Berdasarkan evaluasi kondisi harga beras terakhir, tutur Mentan, relatif masih stabil dalam arti menguntungkan petani dan tidak memberatkan konsumen.
"Concern-nya masalah harga. Itu lah yang penting karena kalau harga naik terus, kami juga tidak happy. Stok di masyarakat dan stok di bulog [relatif cukup] jadi jangan khawatir", katanya di Jakarta, setelah rapat koordinasi terbatas bidang perekonomian yang membahas evaluasi atas Inpres No. 13/2006 tentang perberasan, baru-baru ini.
Dalam perhitungan BPS, produksi pada tahun ini 'angka ramalan II' mencapai sekitar 54,75 juta ton lebih tinggi 600.000 ton dari angka tetap produksi padi pada 2005 yang masih 54,15 juta ton dan 54,01 juta ton pada 2004.
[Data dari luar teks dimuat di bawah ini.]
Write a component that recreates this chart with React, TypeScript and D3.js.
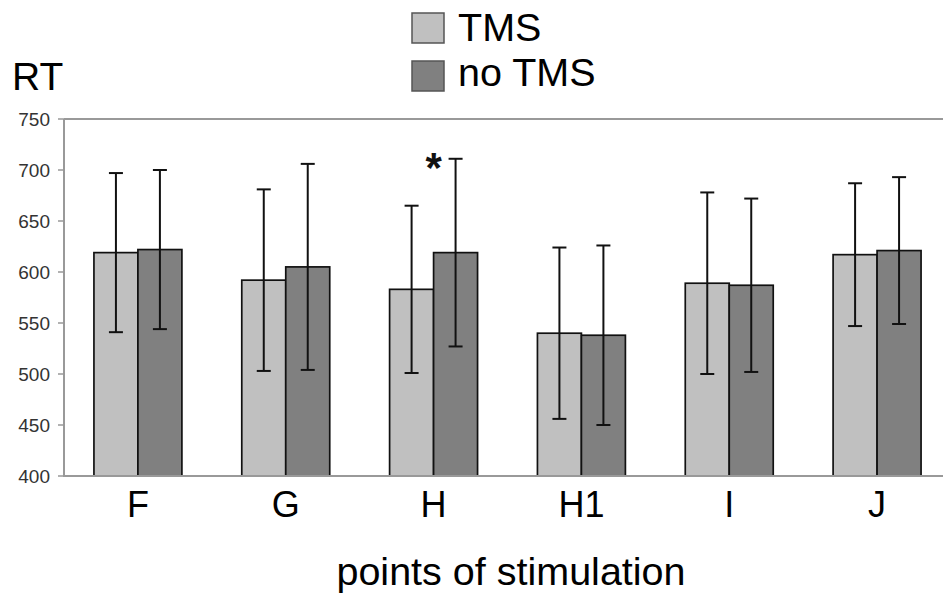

Namun, kata Anton, mengenai jumlah produksi padi tahun ini sebaiknya menunggu angka ramalan III dari BPS.
Setelah pemerintah mengantungi angka perkiraan yang paling mendekati produksi padi, sambungnya, baru bisa diketahui kelebihan atau kekurangan stok beras, termasuk jadi atau tidaknya mendatangkan beras dari luar negeri.
"Kalau pembahasan [impor atau tidak] baru akhir Agustus. Stok juga akan dibahas lagi. Saya kira waktunya masih cukup. Yang pasti untuk produksi sekarang masih aman", kata Anton.
Meski demikian, pemerintah mengisyaratkan akan tetap membuka keran impor beras untuk menjaga inflasi sepanjang 2006. Signal itu terlihat dari keterangan tertulis Kementerian Perekononomian pada Rabu.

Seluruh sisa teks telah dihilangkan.